* [Exercise] Look through the data below. Collect every line where the word "that" occurs.

— Begin Input for this task —

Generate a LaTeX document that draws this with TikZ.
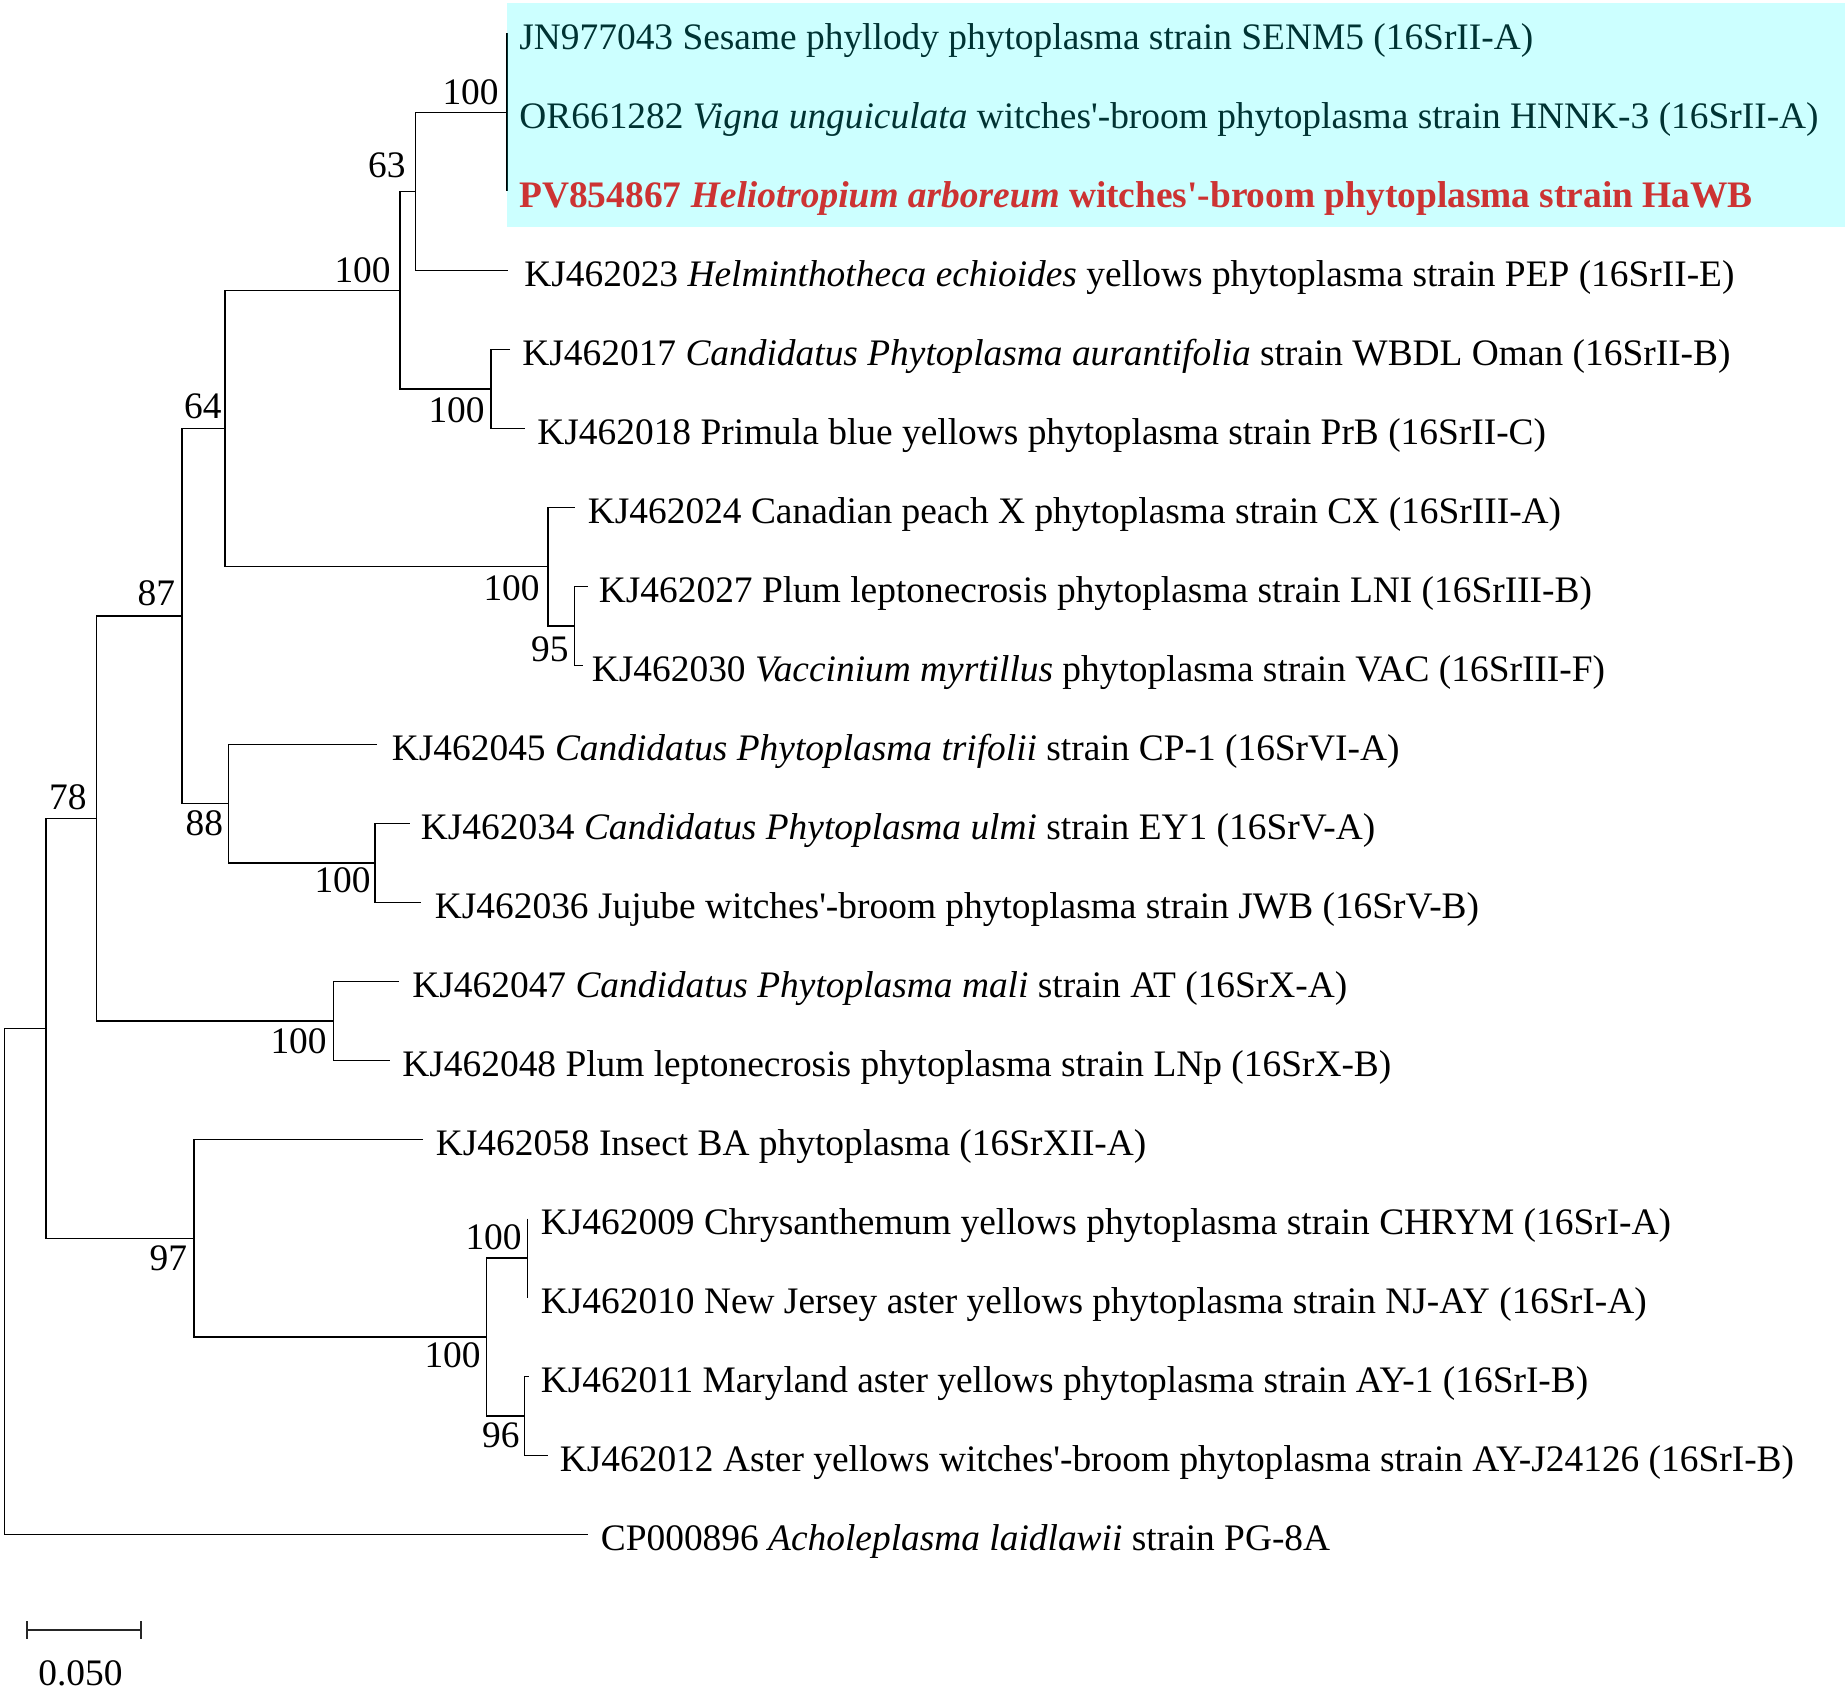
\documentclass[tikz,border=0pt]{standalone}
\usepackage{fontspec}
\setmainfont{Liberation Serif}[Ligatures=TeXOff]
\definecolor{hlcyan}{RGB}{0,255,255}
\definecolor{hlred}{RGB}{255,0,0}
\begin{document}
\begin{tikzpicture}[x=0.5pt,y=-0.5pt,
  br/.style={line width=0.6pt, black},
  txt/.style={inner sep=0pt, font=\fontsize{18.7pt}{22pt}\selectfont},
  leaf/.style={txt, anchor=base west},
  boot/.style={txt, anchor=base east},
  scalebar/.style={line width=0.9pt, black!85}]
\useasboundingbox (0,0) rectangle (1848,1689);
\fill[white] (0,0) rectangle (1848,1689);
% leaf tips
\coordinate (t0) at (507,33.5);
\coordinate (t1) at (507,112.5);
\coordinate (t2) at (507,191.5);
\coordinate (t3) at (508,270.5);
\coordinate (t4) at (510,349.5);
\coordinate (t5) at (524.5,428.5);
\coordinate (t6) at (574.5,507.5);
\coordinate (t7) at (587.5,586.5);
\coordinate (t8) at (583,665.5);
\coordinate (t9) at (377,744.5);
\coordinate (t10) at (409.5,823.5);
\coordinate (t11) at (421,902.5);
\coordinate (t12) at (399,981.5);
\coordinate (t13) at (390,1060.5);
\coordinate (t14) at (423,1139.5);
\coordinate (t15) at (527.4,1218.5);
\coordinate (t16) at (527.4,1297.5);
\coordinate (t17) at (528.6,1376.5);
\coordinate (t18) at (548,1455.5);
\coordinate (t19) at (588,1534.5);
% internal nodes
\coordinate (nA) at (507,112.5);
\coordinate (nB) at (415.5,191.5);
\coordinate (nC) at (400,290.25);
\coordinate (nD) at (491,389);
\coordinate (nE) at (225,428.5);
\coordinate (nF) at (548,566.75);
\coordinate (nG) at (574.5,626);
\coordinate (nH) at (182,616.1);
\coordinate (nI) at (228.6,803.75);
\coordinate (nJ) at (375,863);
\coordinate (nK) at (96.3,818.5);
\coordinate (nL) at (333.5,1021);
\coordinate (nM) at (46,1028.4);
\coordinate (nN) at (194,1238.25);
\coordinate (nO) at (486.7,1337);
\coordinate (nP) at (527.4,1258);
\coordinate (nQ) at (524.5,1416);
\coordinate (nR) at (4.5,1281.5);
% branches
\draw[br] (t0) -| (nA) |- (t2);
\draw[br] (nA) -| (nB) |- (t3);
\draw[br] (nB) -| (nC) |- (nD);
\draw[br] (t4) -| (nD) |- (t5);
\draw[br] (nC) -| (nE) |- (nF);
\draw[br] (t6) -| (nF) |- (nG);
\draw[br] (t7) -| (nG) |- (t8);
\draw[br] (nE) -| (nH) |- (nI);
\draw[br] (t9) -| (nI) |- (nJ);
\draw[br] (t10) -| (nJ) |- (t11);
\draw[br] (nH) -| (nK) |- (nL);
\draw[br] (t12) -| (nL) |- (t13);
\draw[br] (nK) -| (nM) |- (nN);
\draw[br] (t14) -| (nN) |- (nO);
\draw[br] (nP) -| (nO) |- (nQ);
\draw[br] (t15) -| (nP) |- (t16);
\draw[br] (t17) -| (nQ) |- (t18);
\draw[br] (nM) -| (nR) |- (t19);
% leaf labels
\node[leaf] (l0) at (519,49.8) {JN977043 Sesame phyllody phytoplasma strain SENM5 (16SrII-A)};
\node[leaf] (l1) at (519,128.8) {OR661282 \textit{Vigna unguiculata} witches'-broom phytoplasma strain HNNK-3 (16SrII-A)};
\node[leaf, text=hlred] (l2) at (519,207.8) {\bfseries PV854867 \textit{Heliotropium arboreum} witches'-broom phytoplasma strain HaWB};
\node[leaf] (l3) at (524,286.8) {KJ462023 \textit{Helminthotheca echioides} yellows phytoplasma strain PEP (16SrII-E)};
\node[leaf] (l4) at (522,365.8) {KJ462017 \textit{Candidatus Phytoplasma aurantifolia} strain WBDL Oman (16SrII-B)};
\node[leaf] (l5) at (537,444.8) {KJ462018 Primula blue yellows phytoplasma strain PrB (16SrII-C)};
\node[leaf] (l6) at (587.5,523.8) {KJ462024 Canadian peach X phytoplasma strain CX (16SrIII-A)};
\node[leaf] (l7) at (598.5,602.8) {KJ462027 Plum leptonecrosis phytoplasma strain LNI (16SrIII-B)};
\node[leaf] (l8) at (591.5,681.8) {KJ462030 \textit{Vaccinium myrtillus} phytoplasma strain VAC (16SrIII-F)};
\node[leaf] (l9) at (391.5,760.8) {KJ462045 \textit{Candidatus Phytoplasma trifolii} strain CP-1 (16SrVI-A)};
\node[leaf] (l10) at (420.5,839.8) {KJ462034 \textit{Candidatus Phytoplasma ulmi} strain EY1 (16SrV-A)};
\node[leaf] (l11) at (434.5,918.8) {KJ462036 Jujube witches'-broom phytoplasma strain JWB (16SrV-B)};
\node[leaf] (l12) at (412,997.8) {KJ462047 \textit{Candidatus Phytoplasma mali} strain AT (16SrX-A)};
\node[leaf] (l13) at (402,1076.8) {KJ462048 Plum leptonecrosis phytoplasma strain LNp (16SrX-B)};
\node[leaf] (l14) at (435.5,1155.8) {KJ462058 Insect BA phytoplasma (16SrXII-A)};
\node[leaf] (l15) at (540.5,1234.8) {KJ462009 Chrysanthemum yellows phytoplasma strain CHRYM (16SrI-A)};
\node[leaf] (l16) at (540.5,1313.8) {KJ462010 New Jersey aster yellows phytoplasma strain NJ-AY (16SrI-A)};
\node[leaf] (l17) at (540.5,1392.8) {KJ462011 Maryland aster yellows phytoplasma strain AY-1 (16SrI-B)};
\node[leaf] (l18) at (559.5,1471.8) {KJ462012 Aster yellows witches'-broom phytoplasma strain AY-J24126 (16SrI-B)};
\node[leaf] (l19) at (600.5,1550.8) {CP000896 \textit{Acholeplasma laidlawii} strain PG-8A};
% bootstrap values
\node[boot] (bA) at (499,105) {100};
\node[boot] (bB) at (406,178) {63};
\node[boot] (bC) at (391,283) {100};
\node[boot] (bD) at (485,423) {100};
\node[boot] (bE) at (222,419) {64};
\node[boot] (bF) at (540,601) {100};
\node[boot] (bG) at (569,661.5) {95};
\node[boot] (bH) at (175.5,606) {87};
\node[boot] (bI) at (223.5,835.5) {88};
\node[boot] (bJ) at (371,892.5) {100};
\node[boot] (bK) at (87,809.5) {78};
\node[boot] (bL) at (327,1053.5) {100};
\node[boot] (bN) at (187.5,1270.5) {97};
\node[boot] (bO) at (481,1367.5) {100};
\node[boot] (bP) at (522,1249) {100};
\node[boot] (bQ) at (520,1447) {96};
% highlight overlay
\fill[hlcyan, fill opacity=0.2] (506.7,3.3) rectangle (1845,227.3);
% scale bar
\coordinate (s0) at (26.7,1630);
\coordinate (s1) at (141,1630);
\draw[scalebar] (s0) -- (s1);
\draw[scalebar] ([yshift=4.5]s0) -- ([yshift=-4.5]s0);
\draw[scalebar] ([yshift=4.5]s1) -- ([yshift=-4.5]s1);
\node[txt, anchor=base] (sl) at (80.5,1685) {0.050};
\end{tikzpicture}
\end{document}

— End Input for this task —
— Begin Input for this task —

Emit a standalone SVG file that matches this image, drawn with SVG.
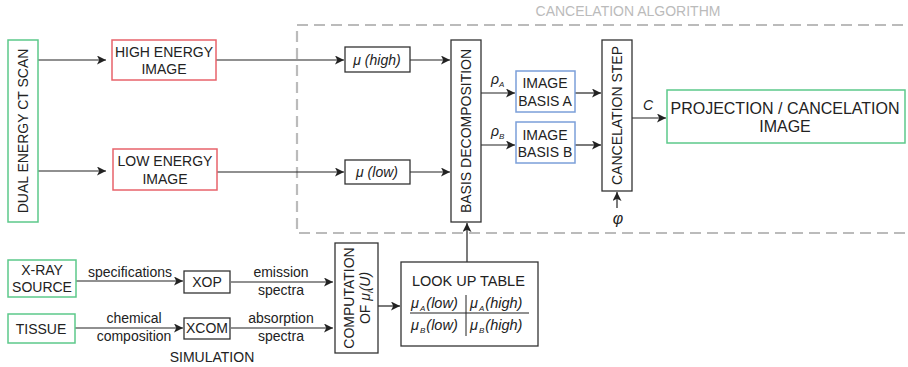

— End Input for this task —
— Begin Input for this task —

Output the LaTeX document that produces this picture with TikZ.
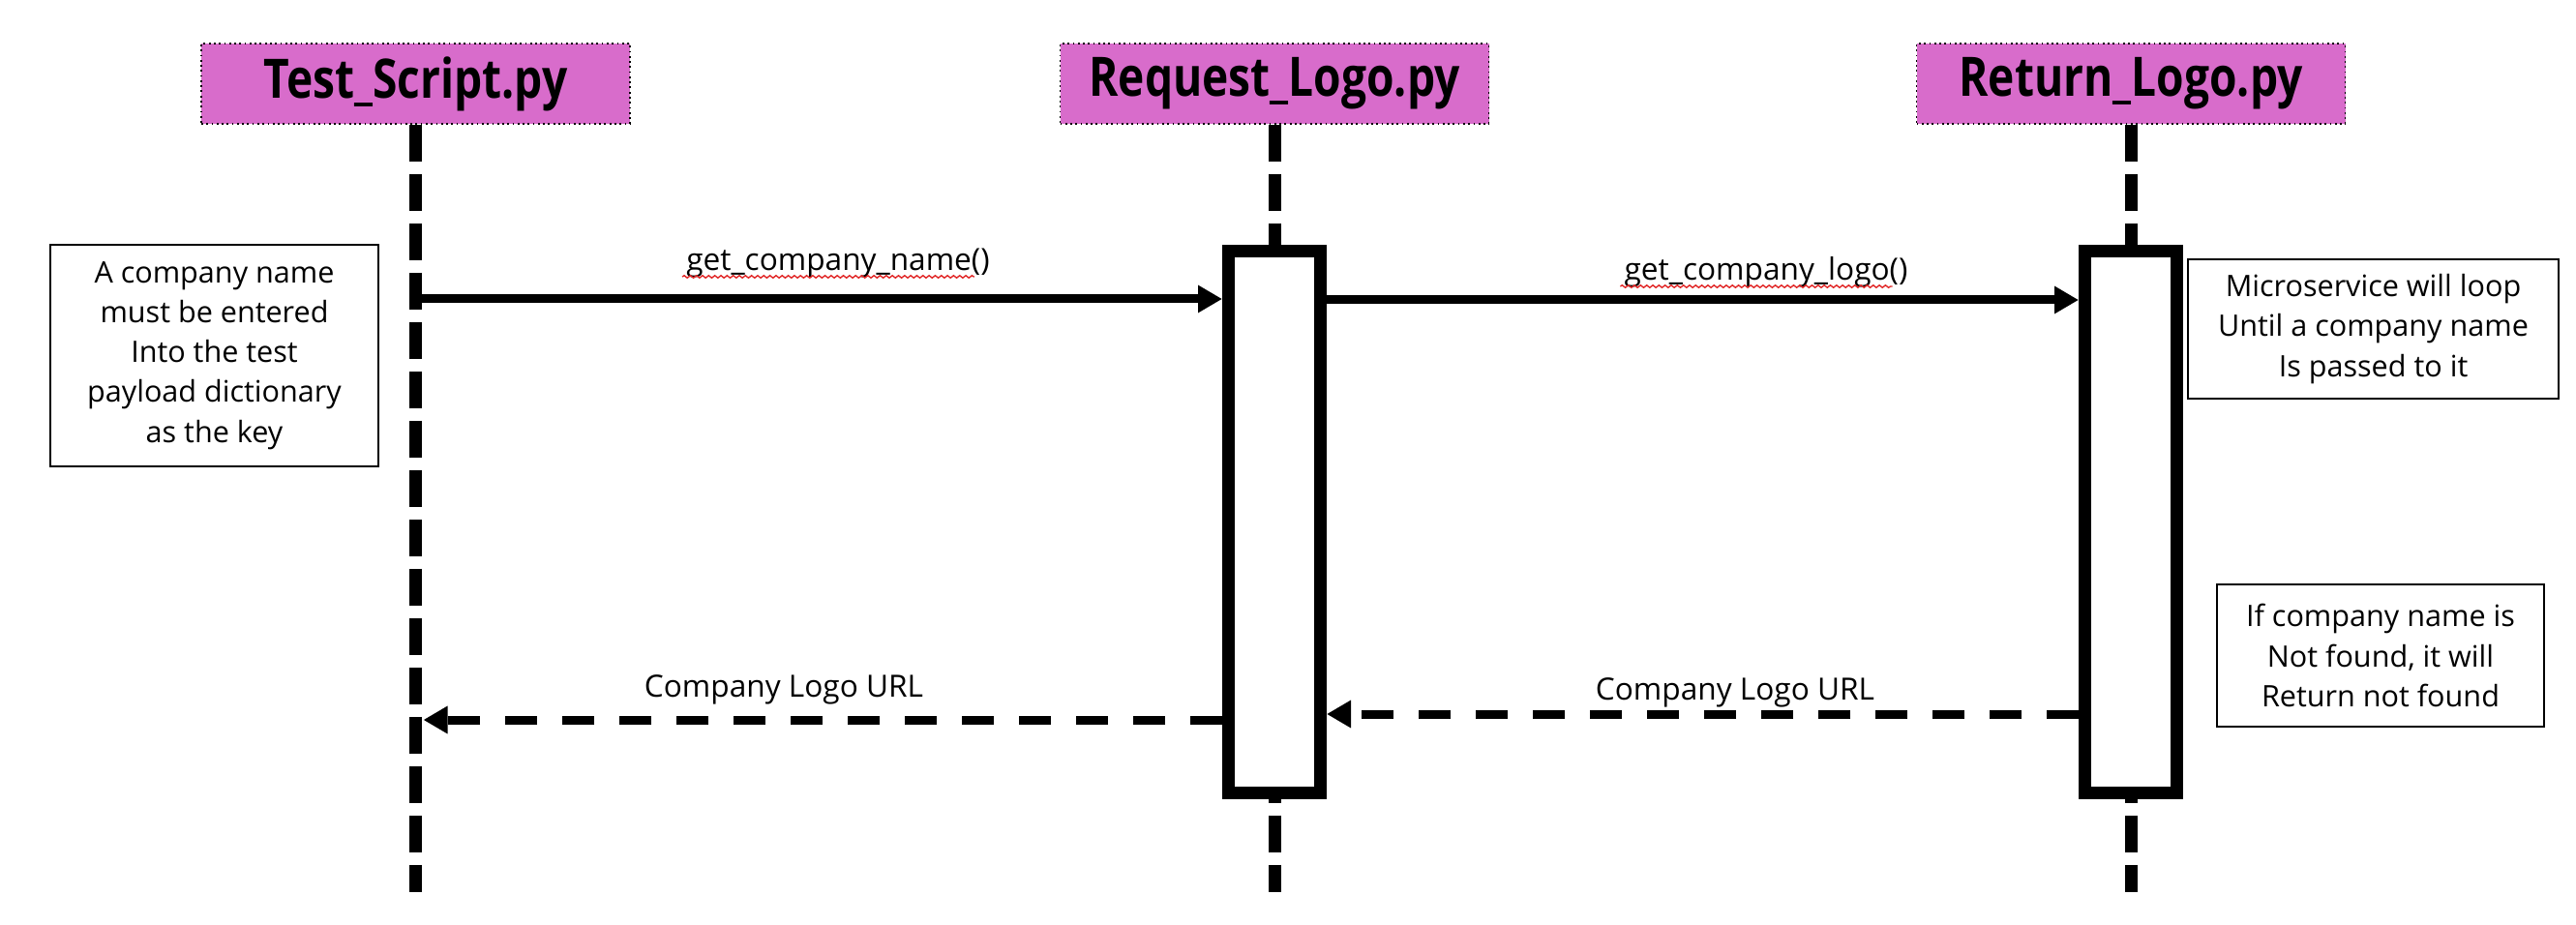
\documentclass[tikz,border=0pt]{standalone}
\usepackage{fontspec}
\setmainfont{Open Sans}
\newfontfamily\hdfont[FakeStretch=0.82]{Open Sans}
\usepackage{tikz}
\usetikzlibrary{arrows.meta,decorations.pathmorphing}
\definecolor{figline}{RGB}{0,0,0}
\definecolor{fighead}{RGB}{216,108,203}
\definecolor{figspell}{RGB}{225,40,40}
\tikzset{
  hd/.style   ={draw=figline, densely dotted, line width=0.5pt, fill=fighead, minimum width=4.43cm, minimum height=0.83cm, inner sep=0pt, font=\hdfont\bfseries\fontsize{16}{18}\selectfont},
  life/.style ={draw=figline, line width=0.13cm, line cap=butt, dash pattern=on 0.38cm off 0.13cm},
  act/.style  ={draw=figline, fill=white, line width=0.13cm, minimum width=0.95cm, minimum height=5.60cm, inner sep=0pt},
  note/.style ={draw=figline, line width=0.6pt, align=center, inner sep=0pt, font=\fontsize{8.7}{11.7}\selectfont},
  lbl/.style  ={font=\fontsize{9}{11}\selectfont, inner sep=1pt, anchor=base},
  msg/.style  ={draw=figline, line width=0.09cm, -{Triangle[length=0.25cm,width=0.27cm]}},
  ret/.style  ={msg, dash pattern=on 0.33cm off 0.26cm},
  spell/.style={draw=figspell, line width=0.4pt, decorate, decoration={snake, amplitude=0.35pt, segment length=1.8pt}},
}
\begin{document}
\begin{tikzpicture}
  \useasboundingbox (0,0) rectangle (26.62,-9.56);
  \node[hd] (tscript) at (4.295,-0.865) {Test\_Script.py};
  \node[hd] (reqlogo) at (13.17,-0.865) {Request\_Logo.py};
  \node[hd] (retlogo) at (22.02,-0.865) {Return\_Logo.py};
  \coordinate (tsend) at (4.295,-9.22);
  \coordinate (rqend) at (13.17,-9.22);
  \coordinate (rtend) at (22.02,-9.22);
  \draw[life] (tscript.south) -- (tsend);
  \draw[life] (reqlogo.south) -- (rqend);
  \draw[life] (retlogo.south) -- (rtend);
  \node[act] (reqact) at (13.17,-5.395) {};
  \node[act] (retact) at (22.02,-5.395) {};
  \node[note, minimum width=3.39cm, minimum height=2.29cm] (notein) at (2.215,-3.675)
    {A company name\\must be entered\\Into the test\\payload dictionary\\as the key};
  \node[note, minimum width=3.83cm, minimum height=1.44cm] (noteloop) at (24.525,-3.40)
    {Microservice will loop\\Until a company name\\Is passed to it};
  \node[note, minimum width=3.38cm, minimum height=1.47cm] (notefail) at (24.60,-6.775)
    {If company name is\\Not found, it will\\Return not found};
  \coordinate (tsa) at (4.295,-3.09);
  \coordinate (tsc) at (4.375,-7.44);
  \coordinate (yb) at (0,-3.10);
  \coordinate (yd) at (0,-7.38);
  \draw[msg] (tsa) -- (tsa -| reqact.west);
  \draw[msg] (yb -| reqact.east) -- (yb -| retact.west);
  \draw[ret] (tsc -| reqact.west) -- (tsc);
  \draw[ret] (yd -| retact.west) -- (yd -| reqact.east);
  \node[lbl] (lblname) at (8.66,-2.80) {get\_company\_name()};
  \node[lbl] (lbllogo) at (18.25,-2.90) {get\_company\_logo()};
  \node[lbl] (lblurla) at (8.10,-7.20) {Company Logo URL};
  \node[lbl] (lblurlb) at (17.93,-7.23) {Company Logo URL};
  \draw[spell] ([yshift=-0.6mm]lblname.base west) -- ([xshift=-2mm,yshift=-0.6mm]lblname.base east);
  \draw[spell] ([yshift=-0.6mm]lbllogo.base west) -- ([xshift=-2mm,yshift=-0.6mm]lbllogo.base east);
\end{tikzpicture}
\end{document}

— End Input for this task —

* [Answer]
Generate a LaTeX document that draws this with TikZ.
Emit a standalone SVG file that matches this image, drawn with SVG.
Output the LaTeX document that produces this picture with TikZ.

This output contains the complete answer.